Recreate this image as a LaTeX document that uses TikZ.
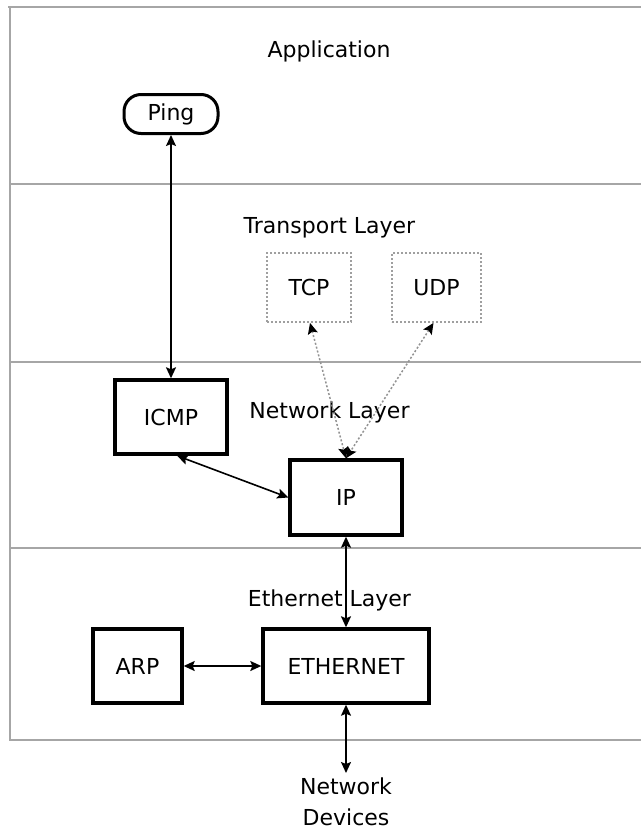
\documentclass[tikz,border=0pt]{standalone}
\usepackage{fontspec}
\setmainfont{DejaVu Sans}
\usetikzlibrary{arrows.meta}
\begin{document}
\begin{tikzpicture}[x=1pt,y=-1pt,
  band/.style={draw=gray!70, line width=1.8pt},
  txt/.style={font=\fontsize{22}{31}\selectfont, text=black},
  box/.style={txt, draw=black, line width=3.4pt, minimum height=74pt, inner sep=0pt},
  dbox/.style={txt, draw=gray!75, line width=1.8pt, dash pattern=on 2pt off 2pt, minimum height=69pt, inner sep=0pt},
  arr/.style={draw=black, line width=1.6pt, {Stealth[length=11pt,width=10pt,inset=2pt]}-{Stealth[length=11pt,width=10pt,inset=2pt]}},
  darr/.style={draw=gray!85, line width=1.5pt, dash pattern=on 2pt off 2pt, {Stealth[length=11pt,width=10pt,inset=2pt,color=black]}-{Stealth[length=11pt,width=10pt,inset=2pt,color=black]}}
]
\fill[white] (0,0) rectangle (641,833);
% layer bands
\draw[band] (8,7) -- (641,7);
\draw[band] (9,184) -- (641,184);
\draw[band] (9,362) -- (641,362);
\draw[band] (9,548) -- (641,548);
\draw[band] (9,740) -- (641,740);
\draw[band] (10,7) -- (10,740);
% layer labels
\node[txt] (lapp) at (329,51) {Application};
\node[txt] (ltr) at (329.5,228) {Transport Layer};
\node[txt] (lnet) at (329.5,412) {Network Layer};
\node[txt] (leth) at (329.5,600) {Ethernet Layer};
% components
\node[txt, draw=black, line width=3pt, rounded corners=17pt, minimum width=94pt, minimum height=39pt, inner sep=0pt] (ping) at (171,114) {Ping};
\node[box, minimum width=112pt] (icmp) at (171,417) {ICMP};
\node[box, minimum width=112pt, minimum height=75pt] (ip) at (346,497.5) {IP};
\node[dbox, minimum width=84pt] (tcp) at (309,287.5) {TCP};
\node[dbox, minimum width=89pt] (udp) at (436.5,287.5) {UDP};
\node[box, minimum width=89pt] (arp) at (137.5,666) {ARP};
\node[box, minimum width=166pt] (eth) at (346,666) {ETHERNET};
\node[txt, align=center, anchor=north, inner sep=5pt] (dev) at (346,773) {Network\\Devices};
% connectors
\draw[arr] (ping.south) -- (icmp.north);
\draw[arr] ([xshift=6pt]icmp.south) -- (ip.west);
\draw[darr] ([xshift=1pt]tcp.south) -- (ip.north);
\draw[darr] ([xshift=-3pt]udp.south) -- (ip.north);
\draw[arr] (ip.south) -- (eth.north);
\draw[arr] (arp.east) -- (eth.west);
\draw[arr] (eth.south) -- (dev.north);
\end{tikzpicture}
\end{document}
•••••
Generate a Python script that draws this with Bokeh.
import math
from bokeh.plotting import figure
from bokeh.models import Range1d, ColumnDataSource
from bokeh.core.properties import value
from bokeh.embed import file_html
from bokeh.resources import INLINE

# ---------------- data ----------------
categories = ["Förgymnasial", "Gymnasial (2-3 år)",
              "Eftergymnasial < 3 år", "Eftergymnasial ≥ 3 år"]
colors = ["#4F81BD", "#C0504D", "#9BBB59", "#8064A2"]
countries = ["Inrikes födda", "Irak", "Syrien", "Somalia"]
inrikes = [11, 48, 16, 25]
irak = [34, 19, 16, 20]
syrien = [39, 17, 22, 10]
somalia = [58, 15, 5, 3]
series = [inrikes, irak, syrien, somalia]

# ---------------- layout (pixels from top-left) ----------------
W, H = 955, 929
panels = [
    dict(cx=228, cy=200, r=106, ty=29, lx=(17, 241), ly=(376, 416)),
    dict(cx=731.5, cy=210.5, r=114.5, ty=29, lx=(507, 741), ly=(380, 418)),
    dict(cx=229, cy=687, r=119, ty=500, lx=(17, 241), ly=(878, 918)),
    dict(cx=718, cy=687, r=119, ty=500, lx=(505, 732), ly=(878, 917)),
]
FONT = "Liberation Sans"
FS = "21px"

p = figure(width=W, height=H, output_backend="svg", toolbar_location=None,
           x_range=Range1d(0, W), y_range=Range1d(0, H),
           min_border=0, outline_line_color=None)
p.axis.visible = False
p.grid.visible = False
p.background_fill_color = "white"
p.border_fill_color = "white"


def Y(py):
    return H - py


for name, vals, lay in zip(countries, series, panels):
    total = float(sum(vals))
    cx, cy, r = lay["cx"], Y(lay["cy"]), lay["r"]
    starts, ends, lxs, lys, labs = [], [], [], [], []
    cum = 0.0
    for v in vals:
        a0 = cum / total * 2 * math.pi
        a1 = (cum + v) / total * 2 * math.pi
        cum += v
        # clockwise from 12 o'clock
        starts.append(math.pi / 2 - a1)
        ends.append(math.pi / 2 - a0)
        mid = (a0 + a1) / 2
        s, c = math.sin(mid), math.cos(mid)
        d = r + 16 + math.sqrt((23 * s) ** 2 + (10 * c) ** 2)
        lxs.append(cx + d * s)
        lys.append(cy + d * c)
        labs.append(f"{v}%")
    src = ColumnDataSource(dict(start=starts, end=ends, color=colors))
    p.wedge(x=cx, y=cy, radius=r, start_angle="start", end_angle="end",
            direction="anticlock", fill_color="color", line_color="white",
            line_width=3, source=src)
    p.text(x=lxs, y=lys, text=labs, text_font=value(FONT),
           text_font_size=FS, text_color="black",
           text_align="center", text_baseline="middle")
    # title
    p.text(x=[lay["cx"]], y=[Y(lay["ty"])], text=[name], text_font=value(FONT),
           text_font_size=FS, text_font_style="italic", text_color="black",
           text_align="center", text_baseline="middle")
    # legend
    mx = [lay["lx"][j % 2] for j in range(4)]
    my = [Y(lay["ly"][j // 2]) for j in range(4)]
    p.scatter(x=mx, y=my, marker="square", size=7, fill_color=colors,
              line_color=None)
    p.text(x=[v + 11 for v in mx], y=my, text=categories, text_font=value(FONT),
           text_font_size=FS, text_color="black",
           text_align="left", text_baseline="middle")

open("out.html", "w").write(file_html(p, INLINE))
•••••
» The exercise:
List the lines of the records where "that" occurs.

» Final result:
Recreate this image as a LaTeX document that uses TikZ.
Generate a Python script that draws this with Bokeh.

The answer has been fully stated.